Veja as falas de cada autoridade:
Primeiro crime
Antes de ficar conhecido em todo o país por ter assassinado quatro mulheres e meninas da mesma família em Sorriso (MT), Gilberto matou o jornalista Osni Mendes Araújo, de 50 anos, na cidade de Mineiros (GO).
O corpo de Osni foi encontrado com sinais de espancamento e asfixia, na beira de uma avenida do município, na manhã de 21 de dezembro de 2013. O carro dele, um Fiat Palio, havia sido roubado.
De acordo com inquérito policial a que a reportagem teve acesso, Gilberto foi preso cinco dias depois do crime, bebendo cerveja em um bar da cidade e usando o carro roubado do jornalista. Ele foi preso na mesma hora e confessou o crime.
O assassino apresentou à polícia uma versão controversa dos fatos, alegando que teria aceitado uma carona de Osni durante a madrugada, mas que se sentiu “revoltado” após o jornalista supostamente fazer uma proposta amorosa. Em resposta, Gilberto assassinou Osni com golpes na cabeça e o asfixiou usando a própria camiseta da vítima.
A vítima era um jornalista e radialista conhecido da cidade, dono de uma revista, e era de conhecimento público ser homosexual. Na época da investigação do crime, um dos policiais militares que realizou a prisão de Gilberto, o então sargento Bruno Rocha, afirmou que não identificou homofobia na motivação do crime.
Gilberto foi denunciado pelo Ministério Público por latrocínio em setembro de 2014, e mais tarde foi condenado. Mas já era tarde.

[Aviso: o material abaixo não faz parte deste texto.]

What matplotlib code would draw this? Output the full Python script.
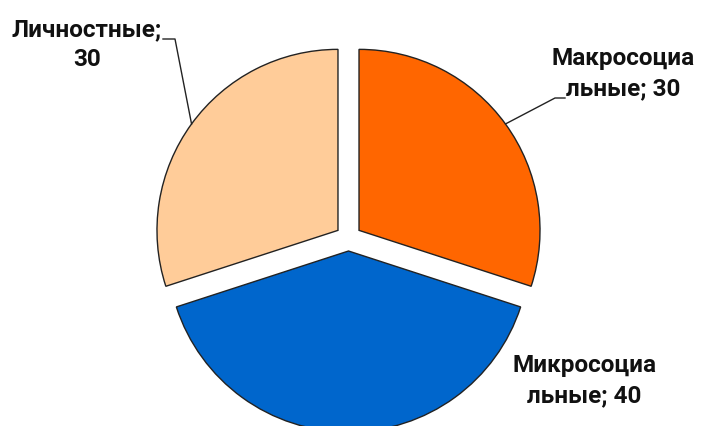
import numpy as np
import matplotlib.pyplot as plt

# values
labels = ['Макросоциальные', 'Микросоциальные', 'Личностные']
label_text = ['Макросоциа\nльные; 30', 'Микросоциа\nльные; 40', 'Личностные;\n30']
values = [30, 40, 30]
colors = ['#FF6600', '#0066CC', '#FFCC99']

W, H = 701, 426
fig = plt.figure(figsize=(W / 100, H / 100), dpi=100)
ax = fig.add_axes([0, 0, 1, 1])

cx, cy = 348.5, H - 238
r = 181
# explode is in data units here (pixels)
wedges, _ = ax.pie(values, colors=colors, startangle=90, counterclock=False,
                   explode=[13] * 3, center=(cx, cy), radius=r, frame=True,
                   wedgeprops=dict(edgecolor='#222222', linewidth=1.0))
ax.set_xlim(0, W)
ax.set_ylim(0, H)
ax.axis('off')

font = dict(family=['Roboto', 'DejaVu Sans'], weight='bold', size=17.5,
            color='#111111', ha='center', va='center', linespacing=1.4)

# label block centres (image pixels, y from top)
text_pos = [(623, 73.5), (584, 381), (87, 44.5)]
# leader line elbows: (elbow, end) or None
leaders = [((555, 98), (565, 98)), None, ((175, 39), (163, 39))]

for w, txt, (tx, ty), ld in zip(wedges, label_text, text_pos, leaders):
    ax.text(tx, H - ty, txt, **font)
    if ld is None:
        continue
    ang = np.deg2rad((w.theta1 + w.theta2) / 2)
    px = w.center[0] + r * np.cos(ang)
    py = w.center[1] + r * np.sin(ang)
    xs = [px, ld[0][0], ld[1][0]]
    ys = [py, H - ld[0][1], H - ld[1][1]]
    ax.plot(xs, ys, color='#222222', lw=1.0)

fig.savefig('out.png', dpi=100)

Ele já tinha sido solto em maio e passou a ser um foragido, até ser localizado em novembro do ano passado por seus crimes bárbaros no Mato Grosso.
Chacina com estupro
Apesar de ter dois mandados de prisão em aberto — um em Goiás, pelo assassinato de um jornalista, e outro por estupro em Mato Grosso — Gilberto, agora com 32 anos, continuava em liberdade. Ele chegou a conseguir um emprego como pedreiro em uma obra na cidade de Sorriso (MT).
Na noite de 24 de novembro de 2023, Gilberto invadiu uma residência próxima a obra em que trabalhava e assassinou brutalmente Cleci Calvi Cardoso, de 46 anos, e suas três filhas: Miliane, de 19 anos, Manuela, de 13 anos, e Melissa, de 10 anos. As vítimas foram mortas a facadas e por asfixia. De acordo com a investigação policial, três das vítimas apresentavam sinais de estupro.
A investigação da Polícia Civil conseguiu confirmar a autoria do crime graças às marcas de chinelos de Gilberto, manchadas de sangue, que ficaram impressas no chão da residência das vítimas.
Durante o momento de sua prisão, em um depoimento informal à polícia, Gilberto confessou que estava drogado e que inicialmente tinha a intenção de roubar a residência. No entanto, ele acabou esfaqueando as moradoras e asfixiou a criança de 10 anos porque ela estava gritando muito. O pedreiro ficou conhecido como o Maníaco de Sorriso, está preso e vai a júri popular.
Repercussão
A chacina da família Calvi Cardoso, ocorrida em Sorriso (MT), tendo como autor Gilberto Anjos, gerou repercussões no Congresso Nacional, influenciando a criação de novas propostas legislativas. A deputada federal Silvye Alves (União Brasil – GO) apresentou um projeto de lei que visa instituir o Cadastro Nacional de Pessoa Condenada por Violência Contra a Mulher, citando o crime ocorrido na cidade de Sorriso como justificativa.
Além disso, o senador Ciro Nogueira (PP-PI) já havia proposto uma lei que prevê o acesso público a informações sobre condenados por crimes sexuais contra crianças e adolescentes. Neste ano, a senadora Damares Alves (Republicanos-DF) reformulou a proposta, nomeando-a como “Lei Meninas Calvi Cardoso”, em homenagem às vítimas da tragédia.
O Metrópoles entrou em contato com a Polícia Civil e o Ministério Público para comentarem sobre o caso, mas não houve um retorno até a publicação da matéria.
Em nota, o Tribunal de Justiça de Goiás esclareceu que, em conformidade com o artigo 41 da Lei Orgânica da Magistratura Nacional, que garante a autonomia e independência funcional dos magistrados, não comenta decisões judiciais. A nota também ressalta que o meio recursal é o instrumento mais apropriado para contestar tais decisões.
A reportagem tenta localizar a defesa de Gilberto Rodrigues. O espaço segue aberto para esclarecimentos.